Plus que quelques heures avant la proclamation du résultat de l’élection présidentielle du 7 octobre dernier, par le Conseil constitutionnel. Si un ou deux candidats à ce scrutin peuvent encore retenir leur souffle, les électeurs eux, ne savent où donner de la tête. La guerre des chiffres ayant eu lieu au cours des derniers jours, avec des chiffres – supposés officieux mais crédibles – qui ont foisonné sur les réseaux sociaux ou dans certains supports médiatiques. Selon ces tableaux récapitulatifs des suffrages exprimés lors de cette élection, la victoire de Paul Biya serait sans appel. Des chiffres qui, à en croire ceux qui les divulguent, seraient issus du rapport de la Commission nationale de recensement après décompte des voix exprimées sur l’ensemble du territoire camerounais et dans la diaspora, donnant vainqueur le président sortant avec 71,28 % des voix, contre 14,23 % pour Maurice Kamto, candidat du Mouvement pour la renaissance du Cameroun (MRC), 6,28 % pour Cabral Libii, challenger de l’Union nationale pour l’intégration vers la solidarité (Univers) et 3,35 % pour Joshua Osih du Social democratic front (SDF). Un petit calcul permet également de comptabiliser 3 537 717 personnes dont les votes ont été pris en compte, pour un fichier officiel de 6 587 383 électeurs.
Biya vainqueur à quelques anomalies près
Or, toujours sur les mêmes réseaux sociaux, un second tableau « récapitulatif des suffrages exprimés par candidat sur le territoire national » fait état d’une victoire du candidat Paul Biya avec 71,09 % cette fois, devant Maurice Kamto (14,40 %), Cabral Libii (6,32 %) et Joshua Osih (3,19 %). Pour un total de 3 462 773 suffrages valablement exprimés. Le problème, c’est que, l’addition de tous les suffrages exprimés tels que présentés dans le tableau donne un total de 3 479 564 voix au lieu du total noté sur le document. Pire encore, l’ensemble des pourcentages des différents candidats sensé être de 100 % atteint les 100,48 %.

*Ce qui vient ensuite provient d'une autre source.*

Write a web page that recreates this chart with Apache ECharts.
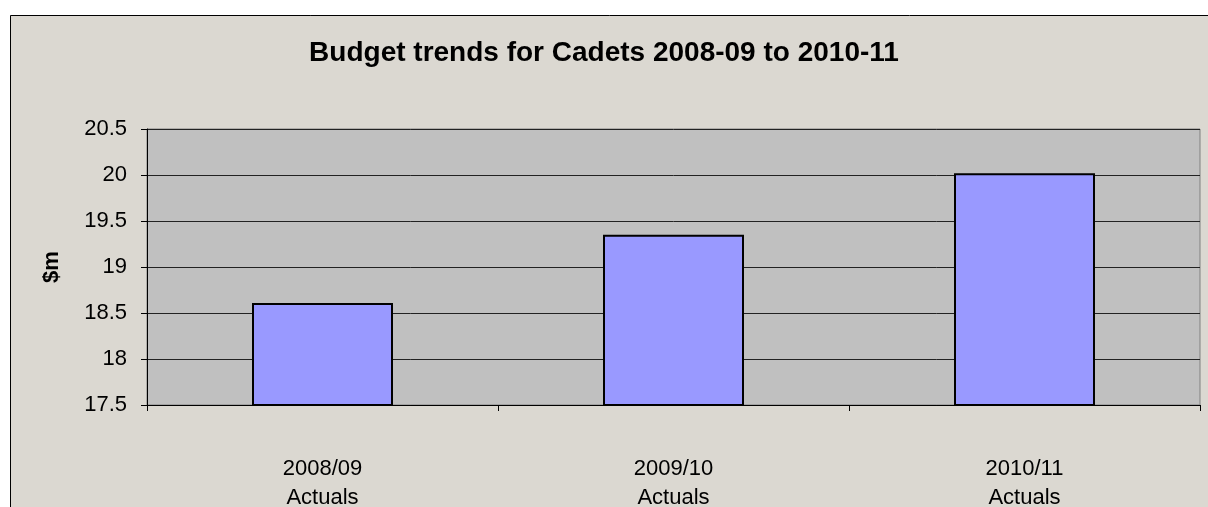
<!DOCTYPE html>
<html>
<head>
<meta charset="utf-8">
<script src="https://cdn.jsdelivr.net/npm/echarts@6/dist/echarts.min.js"></script>
<style>
  html, body { margin: 0; padding: 0; background: #ffffff; }
  #chart { width: 1208px; height: 507px; }
</style>
</head>
<body>
<div id="chart"></div>
<script>
  const categories = ['2008/09\nActuals', '2009/10\nActuals', '2010/11\nActuals'];
  const values = [18.61, 19.35, 20.02];
  const yTicks = [17.5, 18, 18.5, 19, 19.5, 20, 20.5];

  const font = '"Liberation Sans", Arial, sans-serif';
  let chart = echarts.init(document.getElementById('chart'));
  let option = {
    animation: false,
    backgroundColor: '#ffffff',
    graphic: [
      {
        type: 'rect',
        z: -10,
        shape: { x: 10.5, y: 15.5, width: 1220, height: 520 },
        style: { fill: '#DBD8D1', stroke: '#000000', lineWidth: 1 }
      }
    ],
    title: {
      text: 'Budget trends for Cadets 2008-09 to 2010-11',
      left: 'center',
      top: 34,
      textStyle: { fontFamily: font, fontSize: 28, fontWeight: 'bold', color: '#000' }
    },
    grid: {
      left: 147, top: 129, width: 1053, height: 276,
      outerBoundsMode: 'none',
      containLabel: false,
      show: true,
      backgroundColor: '#C0C0C0',
      borderColor: '#808080',
      borderWidth: 1
    },
    xAxis: {
      type: 'category',
      data: categories,
      axisLine: { lineStyle: { color: '#000', width: 1 } },
      axisTick: { show: true, length: 6, lineStyle: { color: '#000' } },
      axisLabel: { fontFamily: font, fontSize: 22, color: '#000', lineHeight: 29, margin: 49 }
    },
    yAxis: {
      type: 'value',
      min: yTicks[0],
      max: yTicks[yTicks.length - 1],
      interval: 0.5,
      name: '$m',
      nameLocation: 'middle',
      nameGap: 84,
      nameRotate: 90,
      nameTextStyle: { fontFamily: font, fontSize: 22, fontWeight: 'bold', color: '#000' },
      axisLine: { show: true, lineStyle: { color: '#000', width: 1 } },
      axisTick: { show: true, length: 6, lineStyle: { color: '#000' } },
      axisLabel: { fontFamily: font, fontSize: 22, color: '#000', margin: 20 },
      splitLine: { show: true, lineStyle: { color: '#222', width: 1 } }
    },
    series: [
      {
        type: 'bar',
        data: values,
        barWidth: 141,
        itemStyle: { color: '#9999FF', borderColor: '#000', borderWidth: 2 }
      }
    ]
  };
  chart.setOption(option);
</script>
</body>
</html>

Une stratégie politique du régime?
Selon des commentateurs, le fait que des chiffres sensés provenir des rapports de la Commission nationale de recensement et dont la publication est interdite par la loi, se retrouvent sur l’espace public serait une stratégie politique mise en place par le pouvoir de Yaoundé qui voudrait préparer les Camerounais à accueillir le triomphe du président-candidat sortant. « Certes, les travaux de la commission nationale de recensement général des votes étaient publics, mais, prendre la décision de publier, ex-cathedra, les résultats de l’élection présidentielle, travail qui est dévolu au conseil constitutionnel, instance ayant le rôle de la publication des résultats, il y a, sans conteste, anguille sous roche », argue Serge Aimé Bikoi, sociologue.